Walking in my shoes – accessibility explained
Elizabeth Walsh is a founding member of Clonakilty Access Group and current Chair. She fosters the idea that there is a whole range of business opportunities being lost as a result of lack of accessibility; people with disabilities, their friends and family, will give patronage where they can access. Out of this ‘Clonability’ was born, an initiative between Clonakilty Access Group and Clonakilty Chamber of Commerce, whereby, simple steps are laid out to enhance business opportunity through providing access to customers/visitors, encouraging tourism.
Each and every day our lives impact on each person’s life whose path we cross, metaphorically and physically, positively or negatively!
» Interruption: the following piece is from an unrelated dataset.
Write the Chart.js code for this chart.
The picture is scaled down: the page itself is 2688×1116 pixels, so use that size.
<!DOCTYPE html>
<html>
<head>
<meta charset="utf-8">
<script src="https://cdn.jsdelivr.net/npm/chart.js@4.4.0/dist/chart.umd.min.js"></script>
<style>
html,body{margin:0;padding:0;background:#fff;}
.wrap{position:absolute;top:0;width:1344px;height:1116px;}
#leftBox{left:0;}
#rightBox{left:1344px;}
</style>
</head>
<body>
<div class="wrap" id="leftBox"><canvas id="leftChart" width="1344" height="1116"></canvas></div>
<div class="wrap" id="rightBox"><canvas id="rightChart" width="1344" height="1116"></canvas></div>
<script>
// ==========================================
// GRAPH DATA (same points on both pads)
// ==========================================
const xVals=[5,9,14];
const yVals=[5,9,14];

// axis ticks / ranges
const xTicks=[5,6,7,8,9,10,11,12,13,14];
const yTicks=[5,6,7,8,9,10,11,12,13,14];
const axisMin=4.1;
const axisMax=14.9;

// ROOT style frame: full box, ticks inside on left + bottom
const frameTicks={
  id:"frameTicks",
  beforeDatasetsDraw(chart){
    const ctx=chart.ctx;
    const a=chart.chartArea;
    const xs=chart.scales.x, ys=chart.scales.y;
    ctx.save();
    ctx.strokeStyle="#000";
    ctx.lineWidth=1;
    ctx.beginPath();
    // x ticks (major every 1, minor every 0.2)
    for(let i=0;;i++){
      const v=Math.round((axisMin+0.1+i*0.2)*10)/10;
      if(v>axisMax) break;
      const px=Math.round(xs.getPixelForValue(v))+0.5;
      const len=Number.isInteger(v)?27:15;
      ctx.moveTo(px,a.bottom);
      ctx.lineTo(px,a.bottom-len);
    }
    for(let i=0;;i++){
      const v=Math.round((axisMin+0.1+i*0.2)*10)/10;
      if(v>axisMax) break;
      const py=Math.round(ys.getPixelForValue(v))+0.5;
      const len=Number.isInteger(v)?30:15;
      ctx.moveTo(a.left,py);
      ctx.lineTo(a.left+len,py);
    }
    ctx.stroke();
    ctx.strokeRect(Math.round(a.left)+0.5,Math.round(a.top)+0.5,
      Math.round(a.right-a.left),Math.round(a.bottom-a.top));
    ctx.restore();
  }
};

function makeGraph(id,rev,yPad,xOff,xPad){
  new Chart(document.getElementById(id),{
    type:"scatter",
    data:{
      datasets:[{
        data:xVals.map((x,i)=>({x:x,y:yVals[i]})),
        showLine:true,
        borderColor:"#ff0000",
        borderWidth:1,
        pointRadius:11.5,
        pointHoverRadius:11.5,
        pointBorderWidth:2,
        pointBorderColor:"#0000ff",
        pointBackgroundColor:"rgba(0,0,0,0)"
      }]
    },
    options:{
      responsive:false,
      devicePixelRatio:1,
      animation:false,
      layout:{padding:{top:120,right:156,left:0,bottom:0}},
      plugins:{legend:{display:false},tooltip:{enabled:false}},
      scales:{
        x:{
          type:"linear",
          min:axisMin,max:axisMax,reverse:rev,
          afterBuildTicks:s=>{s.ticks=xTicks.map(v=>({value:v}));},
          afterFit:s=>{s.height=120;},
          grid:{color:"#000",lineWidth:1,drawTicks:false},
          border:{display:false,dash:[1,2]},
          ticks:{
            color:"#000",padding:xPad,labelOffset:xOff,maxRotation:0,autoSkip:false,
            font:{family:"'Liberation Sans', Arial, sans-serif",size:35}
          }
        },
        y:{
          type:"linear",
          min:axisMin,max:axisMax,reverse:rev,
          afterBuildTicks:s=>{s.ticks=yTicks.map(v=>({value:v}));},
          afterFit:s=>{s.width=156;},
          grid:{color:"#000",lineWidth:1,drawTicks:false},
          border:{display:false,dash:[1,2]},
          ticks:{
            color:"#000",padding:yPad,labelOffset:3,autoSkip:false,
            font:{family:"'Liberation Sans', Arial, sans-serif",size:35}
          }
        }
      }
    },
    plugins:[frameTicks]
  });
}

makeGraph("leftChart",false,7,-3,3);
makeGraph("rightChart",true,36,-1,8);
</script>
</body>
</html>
Our lives have altered, our routines have altered, our streets have changed, become empty and echoing of the voices and bustle, laughter and noise of humanity living ordinary lives.
There is a marked absence of People with Disabilities (PWD) out and about, their colour and glamour, their laughter and smiles are missing from our society, even if ‘society’ only extends to the supermarket and home again or for exercise. Senior people are missing from our society. Of course, these categories of people may have been requested to cocoon or stay indoors or apart for their own safety. However, how fast the world loses colour, vibrancy and momentum without them!
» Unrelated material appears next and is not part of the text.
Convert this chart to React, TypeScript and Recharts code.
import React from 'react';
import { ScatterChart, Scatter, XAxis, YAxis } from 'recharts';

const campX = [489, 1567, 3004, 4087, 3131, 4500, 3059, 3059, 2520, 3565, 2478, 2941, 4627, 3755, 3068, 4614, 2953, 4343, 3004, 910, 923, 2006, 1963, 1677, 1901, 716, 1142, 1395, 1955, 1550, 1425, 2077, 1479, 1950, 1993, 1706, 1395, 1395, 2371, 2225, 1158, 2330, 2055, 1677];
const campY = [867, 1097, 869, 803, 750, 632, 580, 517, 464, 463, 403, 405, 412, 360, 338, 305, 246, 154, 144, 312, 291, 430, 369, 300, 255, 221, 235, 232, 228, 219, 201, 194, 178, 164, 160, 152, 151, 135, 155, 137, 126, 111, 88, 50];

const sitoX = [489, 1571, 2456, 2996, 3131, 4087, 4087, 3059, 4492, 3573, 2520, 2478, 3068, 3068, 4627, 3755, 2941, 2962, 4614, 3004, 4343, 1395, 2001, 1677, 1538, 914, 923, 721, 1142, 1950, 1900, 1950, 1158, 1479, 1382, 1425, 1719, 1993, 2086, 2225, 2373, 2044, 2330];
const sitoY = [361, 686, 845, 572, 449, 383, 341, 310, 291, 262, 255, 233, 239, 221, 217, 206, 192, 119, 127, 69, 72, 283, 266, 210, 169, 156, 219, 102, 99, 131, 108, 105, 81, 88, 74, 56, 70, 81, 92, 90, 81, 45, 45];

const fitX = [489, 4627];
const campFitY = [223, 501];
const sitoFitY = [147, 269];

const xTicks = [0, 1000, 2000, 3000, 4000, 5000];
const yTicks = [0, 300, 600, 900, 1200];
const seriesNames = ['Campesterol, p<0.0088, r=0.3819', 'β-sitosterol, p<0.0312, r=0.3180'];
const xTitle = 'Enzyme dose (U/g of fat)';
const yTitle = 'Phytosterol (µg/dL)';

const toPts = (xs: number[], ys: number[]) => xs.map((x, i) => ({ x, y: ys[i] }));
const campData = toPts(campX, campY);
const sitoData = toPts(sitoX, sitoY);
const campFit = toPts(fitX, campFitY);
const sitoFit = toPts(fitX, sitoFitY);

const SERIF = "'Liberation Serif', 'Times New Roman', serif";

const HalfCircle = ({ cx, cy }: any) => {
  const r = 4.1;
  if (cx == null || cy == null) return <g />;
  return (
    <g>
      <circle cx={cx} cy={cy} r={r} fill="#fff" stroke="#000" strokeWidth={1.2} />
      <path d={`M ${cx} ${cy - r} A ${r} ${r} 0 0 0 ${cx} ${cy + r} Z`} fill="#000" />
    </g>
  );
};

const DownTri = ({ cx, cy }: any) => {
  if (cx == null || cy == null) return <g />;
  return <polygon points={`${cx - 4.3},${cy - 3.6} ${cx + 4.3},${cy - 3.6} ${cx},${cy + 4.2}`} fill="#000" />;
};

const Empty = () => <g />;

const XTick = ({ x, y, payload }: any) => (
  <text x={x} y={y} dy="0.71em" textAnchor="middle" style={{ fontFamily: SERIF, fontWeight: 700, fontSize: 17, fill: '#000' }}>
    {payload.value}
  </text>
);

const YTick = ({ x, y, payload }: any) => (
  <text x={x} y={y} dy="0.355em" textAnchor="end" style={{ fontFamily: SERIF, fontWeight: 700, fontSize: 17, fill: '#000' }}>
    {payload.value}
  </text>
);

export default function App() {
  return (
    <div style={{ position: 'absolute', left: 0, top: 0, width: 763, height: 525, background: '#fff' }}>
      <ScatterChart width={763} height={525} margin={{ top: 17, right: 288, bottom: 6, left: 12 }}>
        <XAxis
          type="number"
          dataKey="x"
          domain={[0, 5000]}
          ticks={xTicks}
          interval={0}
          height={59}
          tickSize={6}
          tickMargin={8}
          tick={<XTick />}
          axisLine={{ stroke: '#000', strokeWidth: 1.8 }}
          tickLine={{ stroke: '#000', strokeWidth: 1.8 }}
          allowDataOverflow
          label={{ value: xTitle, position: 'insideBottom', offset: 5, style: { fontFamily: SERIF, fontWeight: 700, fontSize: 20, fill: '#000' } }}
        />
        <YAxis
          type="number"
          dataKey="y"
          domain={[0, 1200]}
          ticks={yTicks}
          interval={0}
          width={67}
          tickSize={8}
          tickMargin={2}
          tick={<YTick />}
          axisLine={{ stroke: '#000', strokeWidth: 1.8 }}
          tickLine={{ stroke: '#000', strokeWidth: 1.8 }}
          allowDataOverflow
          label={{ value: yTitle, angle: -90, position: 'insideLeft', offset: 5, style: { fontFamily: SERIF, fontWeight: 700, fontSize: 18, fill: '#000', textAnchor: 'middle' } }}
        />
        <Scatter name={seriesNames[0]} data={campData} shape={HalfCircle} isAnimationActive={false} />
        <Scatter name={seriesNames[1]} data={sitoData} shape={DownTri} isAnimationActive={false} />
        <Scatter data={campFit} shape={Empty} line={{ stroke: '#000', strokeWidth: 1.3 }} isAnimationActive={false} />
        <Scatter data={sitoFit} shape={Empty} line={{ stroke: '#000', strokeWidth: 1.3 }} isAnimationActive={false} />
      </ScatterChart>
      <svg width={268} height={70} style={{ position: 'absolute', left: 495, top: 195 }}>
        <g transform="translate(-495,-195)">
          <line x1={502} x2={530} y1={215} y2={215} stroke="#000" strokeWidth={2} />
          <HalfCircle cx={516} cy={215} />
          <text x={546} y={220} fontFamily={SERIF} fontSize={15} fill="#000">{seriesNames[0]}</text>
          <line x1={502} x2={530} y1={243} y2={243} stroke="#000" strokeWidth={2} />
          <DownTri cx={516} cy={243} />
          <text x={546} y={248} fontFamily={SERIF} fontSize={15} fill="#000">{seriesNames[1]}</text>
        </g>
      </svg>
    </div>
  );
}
The utter selfless, kindness of humanity, in reaching out in a myriad of ways, to various categories of person during the present crisis is totally amazing, how in so many ways, so many people have offered assistance from those in need of support, to those on the Frontline, ensuring no one is forgotten, or left behind.
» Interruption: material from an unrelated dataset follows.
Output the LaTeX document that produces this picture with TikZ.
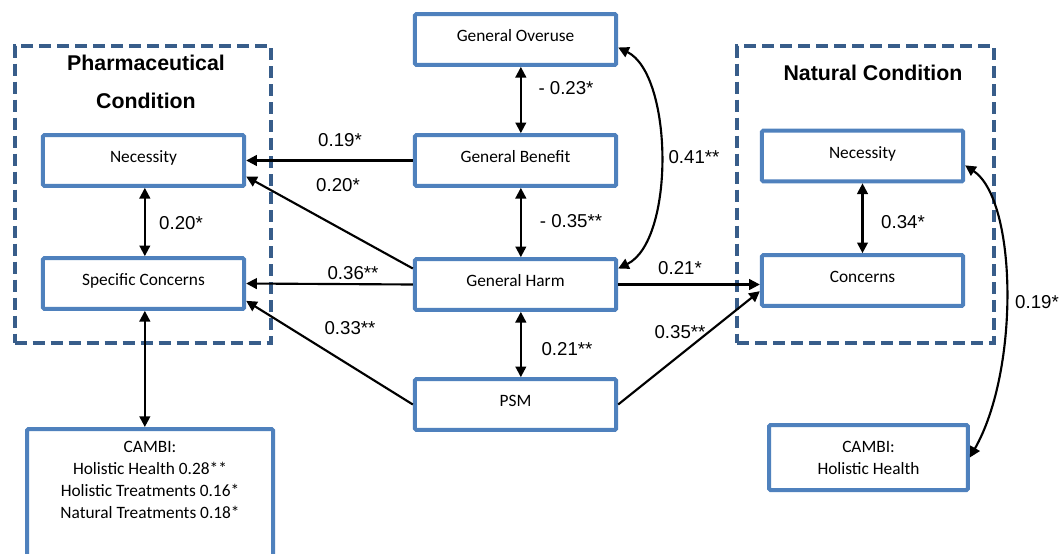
\documentclass[tikz,border=0pt]{standalone}
\usepackage{fontspec}
\newfontfamily\boxfont{Carlito}
\newfontfamily\numfont{Liberation Sans}
\usetikzlibrary{arrows.meta}
\definecolor{boxblue}{RGB}{79,129,189}
\definecolor{condblue}{RGB}{56,93,138}

\begin{document}
\begin{tikzpicture}[x=0.75pt, y=-0.75pt,
    box/.style={draw=boxblue, line width=3pt, fill=white, rounded corners=1pt, minimum width=151pt, minimum height=38pt, font=\boxfont\fontsize{13}{16}\selectfont, text height=8pt, text depth=5pt},
    cambi/.style={draw=boxblue, line width=3pt, fill=white, rounded corners=1pt, font=\boxfont\fontsize{13}{16.5}\selectfont, align=center},
    condbox/.style={draw=condblue, line width=3pt, dash pattern=on 9pt off 4.5pt, minimum width=192.5pt, minimum height=222.75pt},
    title/.style={font=\numfont\bfseries\fontsize{16}{29}\selectfont, align=center},
    num/.style={font=\numfont\fontsize{14}{16}\selectfont, inner sep=0pt},
    arr/.style={-{Triangle[length=8pt, width=8pt]}, line width=1.6pt},
    dbl/.style={{Triangle[length=8pt, width=8pt]}-{Triangle[length=8pt, width=8pt]}, line width=1.6pt}]
        \clip (0,0) rectangle (1062,553);

        \node [condbox] (F) at (143,194.5) {};
        \node [condbox] (G) at (865.5,194.5) {};
        \node [title] (T) at (146,82) {Pharmaceutical\\Condition};
        \node [title] (U) at (873,73) {Natural Condition};

        \node [box] (N) at (143.5,160.5) {Necessity};
        \node [box] (S) at (143.5,283.5) {Specific Concerns};
        \node [cambi, anchor=north, minimum width=184.5pt, inner ysep=9pt] (C) at (150,427) {CAMBI:\\Holistic Health 0.28**\\Holistic Treatments 0.16*\\Natural Treatments 0.18*\\\rule[-30pt]{0pt}{30pt}};

        \node [box] (O) at (515.5,39.5) {General Overuse};
        \node [box] (B) at (515.5,160.5) {General Benefit};
        \node [box] (H) at (515.5,284.5) {General Harm};
        \node [box] (P) at (515.5,404.5) {PSM};

        \node [box] (M) at (862.5,156) {Necessity};
        \node [box] (K) at (862.5,280.5) {Concerns};
        \node [cambi, minimum width=149pt, minimum height=48.75pt] (D) at (868.5,457.5) {CAMBI:\\Holistic Health};

        \draw [dbl] ([xshift=4pt]O.south) -- ([xshift=4pt]B.north); \draw [dbl] ([xshift=4pt]B.south) -- ([xshift=4pt]H.north);
        \draw [dbl] ([xshift=4pt]H.south) -- ([xshift=4pt]P.north);
        \draw [dbl] ([xshift=1pt]N.south) -- ([xshift=1pt]S.north); \draw [dbl] ([xshift=1pt]S.south) -- ([xshift=1pt]S.south |- C.north);
        \draw [dbl] (M.south) -- (K.north);

        \draw [arr] (B.west) -- (N.east); \draw [arr] ([yshift=12pt]H.west) -- ([yshift=-12pt]N.east);
        \draw [arr] (H.west) -- (S.east); \draw [arr] (P.west) -- ([yshift=-13pt]S.east);
        \draw [arr] (H.east) -- (H.east -| K.west); \draw [arr] (P.east) -- ([yshift=-8pt]K.west);

        \draw [dbl] ([yshift=-6pt]O.east) .. controls +(55,27) and +(57,-28) .. ([yshift=12pt]H.east);
        \draw [dbl] ([yshift=-7pt]M.east) .. controls +(52,35) and +(50,-88) .. (D.east);

        \node [num] (l1) at (340,140) {0.19*};
        \node [num] (l2) at (338,185) {0.20*};
        \node [num] (l3) at (353,273) {0.36**};
        \node [num] (l4) at (350,328) {0.33**};
        \node [num] (l5) at (181,223) {0.20*};
        \node [num] (l6) at (566,88) {- 0.23*};
        \node [num] (l7) at (571,221) {- 0.35**};
        \node [num] (l8) at (567,349) {0.21**};
        \node [num] (l9) at (694,157) {0.41**};
        \node [num] (l10) at (680,268) {0.21*};
        \node [num] (l11) at (680,332) {0.35**};
        \node [num] (l12) at (903,222) {0.34*};
        \node [num] (l13) at (1037,302) {0.19*};
    \end{tikzpicture}
\end{document}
It might be as though a curtain has lifted and the importance of every human being has become apparent, those whose jobs might not have been aspirational for school leavers before this pandemic struck, yet these are the very people who are keeping our country and us going, keeping people alive and healthy, working on the Frontline for everyone.
The needs and safety of senior and more vulnerable people have been recognised too with supermarkets designating special shopping times for these categories of person. In Dublin, certain parks have designated exercise times exclusively for these categories of person. This is all so welcome.
Why has it taken a pandemic to cause it to happen? Can we continue in this incredibly kind thoughtful, generous, altruistic way of living, when we once more begin to use the streets and towns which we love? Will we remember the needs of PWD? Will we recall that it may not be safe to rush past a PWD using a walking aid as they might fall, or that a guide dog owner requires extra width on the foot path, or that a person using a walking aid may not be able to side step easily or quickly?
We can create a world of our choosing, we just continue in kindness and thoughtfulness towards everyone, ensuring there is a space for everyone, every category of person and respecting their right to be there.